How Should Platform Teams Measure Success for AI Workloads?
This is an area I think a lot of platform teams are underinvesting in. Success criteria must evolve beyond the standard Golden Signals to include AI-specific unit economics and quality metrics. I think about it across three dimensions.
Efficiency
We need to track GPU Saturation and Token Unit Costs to combat what I call “Token Sprawl” – the AI equivalent of early cloud Bill Shock. If you’re not measuring the cost per inference at the platform level, you’re flying blind on one of your fastest-growing line items.
Experience
We should be measuring Inference Latency, specifically Time to First Token and throughput, because these directly impact the human experience of interactivity. A model that’s technically accurate but takes eight seconds to respond isn’t going to get adopted.
Reliability & Trust
We need to monitor Model Correctness through evals and safety benchmarks. The platform is successful if the responses are not only fast but accurate and compliant with our safety guardrails.
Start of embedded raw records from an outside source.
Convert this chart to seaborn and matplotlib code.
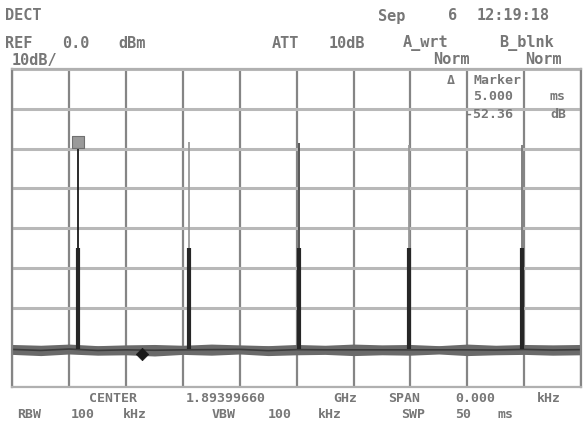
import numpy as np
import pandas as pd
import seaborn as sns
import matplotlib.pyplot as plt

# DECT burst, zero span, 50 ms sweep, 10 dB/div, ref 0 dBm
burst_t = [5.78, 15.53, 25.2, 34.88, 44.8]          # ms
burst_peak = [-19.6, -18.4, -18.6, -19.0, -19.1]     # dBm (thin top)
burst_body = [-45.0, -45.0, -45.0, -45.0, -45.0]     # dBm (dense part)

floor_t = [0, 2.5, 5, 7.5, 10, 12.5, 15, 17.5, 20, 22.5, 25, 27.5, 30,
           32.5, 35, 37.5, 40, 42.5, 45, 47.5, 50]
floor_hi = [-69.3, -69.5, -69.2, -69.6, -69.4, -69.3, -69.5, -69.2, -69.4,
            -69.6, -69.3, -69.5, -69.2, -69.4, -69.3, -69.6, -69.2, -69.5,
            -69.3, -69.4, -69.3]
floor_lo = [-71.8, -72.1, -71.7, -72.0, -71.9, -72.2, -71.8, -72.0, -71.7,
            -72.1, -71.9, -71.8, -72.1, -71.9, -72.0, -71.7, -72.1, -71.9,
            -71.8, -72.0, -71.9]

marker_t = [5.78]
marker_db = [-18.4]
delta_t = [11.4]
delta_db = [-71.8]

sns.set_theme(style="white")
plt.rcParams['font.family'] = ['DejaVu Sans Mono', 'DejaVu Sans']

fig = plt.figure(figsize=(5.83, 4.29), dpi=100)
ax = fig.add_axes([12.3 / 583, 1 - 387 / 429, 568.7 / 583, 318 / 429])

ax.set_xlim(0, 50)
ax.set_ylim(-80, 0)
ax.set_xticks(np.arange(0, 51, 5))
ax.set_yticks(np.arange(-80, 1, 10))
ax.tick_params(length=0, labelbottom=False, labelleft=False)
ax.xaxis.grid(True, color='#858585', lw=1.6)
ax.yaxis.grid(True, color='#b8b8b8', lw=2.2)
ax.set_axisbelow(True)
for s in ax.spines.values():
    s.set_color('#b0b0b0')
    s.set_linewidth(1.6)
ax.spines['left'].set_color('#858585')
ax.spines['right'].set_color('#858585')

# noise floor band
fl = pd.DataFrame({'t': floor_t, 'hi': floor_hi, 'lo': floor_lo})
ax.fill_between(fl['t'], fl['lo'], fl['hi'], color='#6a6a6a', lw=0)
sns.lineplot(x=floor_t, y=[(a + b) / 2 for a, b in zip(floor_hi, floor_lo)],
             ax=ax, color='#3c3c3c', lw=1.2)

# bursts
top_cols = ['#1a1a1a', '#9a9a9a', '#4a4a4a', '#9a9a9a', '#777777']
floor_mid = -70.5
ax.vlines(burst_t, floor_mid, burst_peak, colors=top_cols, lw=1.3)
ax.vlines(burst_t, floor_mid, burst_body, colors='#262626', lw=3.0)

# markers
sns.scatterplot(x=marker_t, y=marker_db, ax=ax, marker='s', s=70,
                color='#9a9a9a', edgecolor='#707070', lw=0.8, zorder=5)
sns.scatterplot(x=delta_t, y=delta_db, ax=ax, marker='D', s=40,
                color='#1a1a1a', edgecolor='#1a1a1a', zorder=5)
ax.set_xlabel('')
ax.set_ylabel('')

# screen annotations
tc = '#777777'
def put(px, py, s, fs=10.5):
    fig.text(px / 583, 1 - py / 429, s, ha='left', va='center',
             fontsize=fs, fontweight='bold', color=tc)

for px, py, s in [
    (5, 16, 'DECT'), (378, 16, 'Sep'), (448, 16, '6'), (477, 16, '12:19:18'),
    (5, 43, 'REF'), (62, 43, '0.0'), (118, 43, 'dBm'),
    (272, 43, 'ATT'), (329, 43, '10dB'), (403, 43, 'A_wrt'), (499, 43, 'B_blnk'),
    (12, 60, '10dB/'), (433, 59, 'Norm'), (525, 59, 'Norm'),
]:
    put(px, py, s, 11)

for px, py, s in [
    (447, 80, 'Δ'), (473, 80, 'Marker'),
    (473, 97, '5.000'), (550, 97, 'ms'),
    (465, 114, '-52.36'), (550, 114, 'dB'),
    (89, 398, 'CENTER'), (186, 398, '1.89399660'), (333, 398, 'GHz'),
    (388, 398, 'SPAN'), (455, 398, '0.000'), (537, 398, 'kHz'),
    (17, 415, 'RBW'), (71, 415, '100'), (123, 415, 'kHz'),
    (212, 415, 'VBW'), (268, 415, '100'), (318, 415, 'kHz'),
    (401, 415, 'SWP'), (455, 415, '50'), (498, 415, 'ms'),
]:
    put(px, py, s, 9.5)

fig.savefig('out.png', dpi=100, facecolor='white')
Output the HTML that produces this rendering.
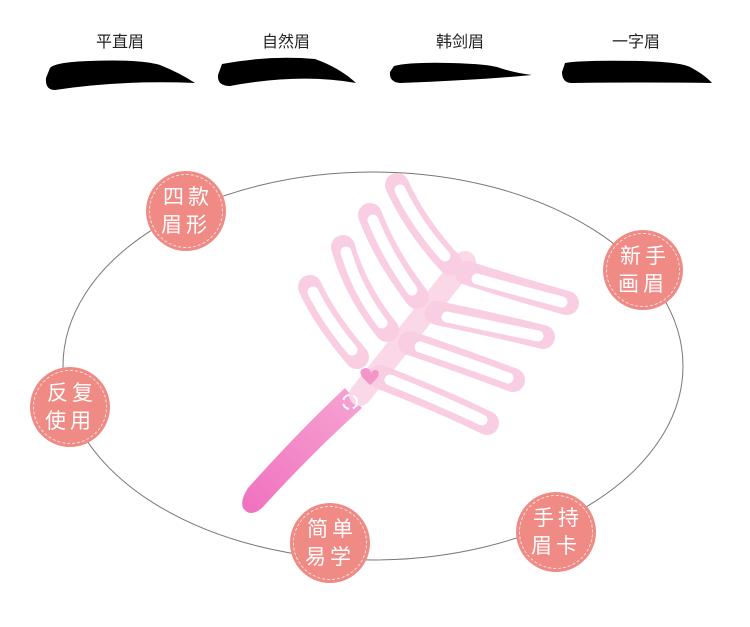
<!DOCTYPE html>
<html><head><meta charset="utf-8"><style>
body{margin:0;width:750px;height:627px;background:#fff;overflow:hidden;font-family:"Liberation Sans","Noto Sans CJK SC",sans-serif;}
.t{position:absolute;top:28px;font-size:16px;color:#222;width:100px;text-align:center}
.c{position:absolute;width:80px;height:80px;border-radius:50%;background:#ef8a85;}
.c::after{content:"";position:absolute;left:3px;top:3px;right:3px;bottom:3px;border:1px dashed #fde4e2;border-radius:50%}
.c span{position:absolute;left:0;top:13px;width:80px;text-align:center;color:#fff;font-size:21px;line-height:28px;letter-spacing:4px;text-indent:4px}
</style></head><body>
<div class="t" style="left:70px">平直眉</div>
<div class="t" style="left:236px">自然眉</div>
<div class="t" style="left:410px">韩剑眉</div>
<div class="t" style="left:586px">一字眉</div>
<svg width="750" height="627" style="position:absolute;left:0;top:0">
<path d="M50 68 Q55 62 90 61 Q140 59 160 65 Q180 73 195 83 Q120 80 55 90 Q45 90 46 78Z" fill="#000"/>
<path d="M222 64 Q270 55 315 59 Q340 68 356 83 Q300 73 230 86 Q217 86 218 75Z" fill="#000"/>
<path d="M394 66 Q410 62 450 63 Q490 64 500 68 Q515 73 532 75 Q480 80 400 83 Q389 82 390 72Z" fill="#000"/>
<path d="M565 63 Q580 60 640 61 Q680 62 690 67 Q705 75 712 83 Q650 82 572 83 Q562 83 562 72Z" fill="#000"/>
<ellipse cx="373" cy="366" rx="310" ry="194" fill="none" stroke="#777" stroke-width="1"/>
<defs><linearGradient id="h" x1="0" y1="1" x2="1" y2="0"><stop offset="0" stop-color="#f070bf"/><stop offset="1" stop-color="#f7a5d3"/></linearGradient></defs>
<path d="M345 388 L362 408 Q310 455 262 508 Q250 518 243 508 Q240 500 248 488 Q300 430 345 388Z" fill="url(#h)"/>
<g fill="none" stroke-linecap="round">
<path d="M360 395 L465 262" stroke="#fbd8e8" stroke-width="22"/>
<g stroke="#f9cde2" stroke-width="24">
<path d="M357 357 Q325 320 310 287"/><path d="M387 330 Q355 290 343 247"/>
<path d="M417 297 Q385 255 370 215"/><path d="M450 263 Q415 225 397 185"/>
<path d="M380 377 Q440 400 487 423"/><path d="M410 343 Q465 362 513 380"/>
<path d="M437 313 Q495 325 543 337"/><path d="M467 273 Q520 290 567 303"/>
</g>
<g stroke="#fff" stroke-width="11">
<path d="M352 350 Q327 320 313 292"/><path d="M382 323 Q357 290 346 252"/>
<path d="M412 290 Q387 255 373 220"/><path d="M445 256 Q417 225 400 190"/>
<path d="M390 380 Q440 400 482 420"/><path d="M420 347 Q465 362 508 378"/>
<path d="M447 317 Q495 327 538 336"/><path d="M477 279 Q520 291 562 302"/>
</g>
</g>
<path d="M363 378 q-6 -8 2 -10 q6 0 6 6 q2 -6 7 -3 q3 5 -8 14z" fill="#f594c6"/>
<circle cx="350" cy="402" r="7" fill="none" stroke="#fff" stroke-width="2" stroke-dasharray="8 4"/>
</svg>
<div class="c" style="left:146px;top:171px"><span>四款<br>眉形</span></div>
<div class="c" style="left:603px;top:230px"><span>新手<br>画眉</span></div>
<div class="c" style="left:30px;top:367px"><span>反复<br>使用</span></div>
<div class="c" style="left:290px;top:503px"><span>简单<br>易学</span></div>
<div class="c" style="left:516px;top:492px"><span>手持<br>眉卡</span></div>
</body></html>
In regulated industries, this isn’t optional – it’s table stakes.
When you put these together, you get a measurement framework that reflects what AI-native infrastructure actually costs, how it performs, and whether it can be trusted. That’s a very different scorecard than what most platform teams are running today.
Don’t Build an AI Silo
One of the biggest mistakes I see organizations make is treating AI infrastructure as a completely separate platform. Building a separate AI silo often leads to tool sprawl and fragmented expertise. You end up with disconnected security models, duplicated automation, and teams that can’t learn from each other.
A more mature approach is a modular platform strategy: integrating specialized AI capabilities like vector databases and GPU clusters as plug-and-play modules within the existing platform. This allows the organization to leverage its existing security, auth, and automation investments while providing the high-performance paved roads required for AI workloads.
It’s a trade-off between operational simplicity and functional depth. But in my experience, organizations that extend rather than rebuild end up moving faster and with less risk.
Where Itential Fits In
This is the problem space where I spend my days working with customers at Itential, and it’s exactly what the platform was built for. As platform teams take on this expanded mandate – serving more personas, managing heterogeneous compute, delivering infrastructure as a product – they need an orchestration layer that can unify execution across hybrid environments while enforcing the governance that enterprise infrastructure demands.
Itential provides that orchestration control plane. With FlowAI, teams can attach an AI reasoning layer to the platform and build governed, purpose-built agents that operate safely within established automation frameworks.
The key architectural principle is the separation of reasoning and execution: AI agents can interpret intent and plan actions, but every change flows through Itential’s deterministic workflows with full policy enforcement, auditability, and rollback.
Whether you’re orchestrating GPU provisioning, exposing inference services through self-service portals, or connecting external AI agents through the Model Context Protocol (MCP), the execution remains governed and auditable. It’s how you get the intelligence of agentic systems without sacrificing the discipline that production infrastructure requires.
The Opportunity Ahead
We’re at an inflection point. The enterprises that figure out how to deliver AI-native infrastructure as a product – with real governance, real self-service, and real operational maturity – will have a meaningful competitive advantage. The ones that treat AI infrastructure as a bolt-on will struggle with cost overruns, security gaps, and teams that can’t move at the speed the business demands.
Platform engineering has always been about removing friction and enabling velocity. The AI era doesn’t change that mission, it amplifies it. The question is whether your platform team is ready to become the product organization your enterprise needs it to be.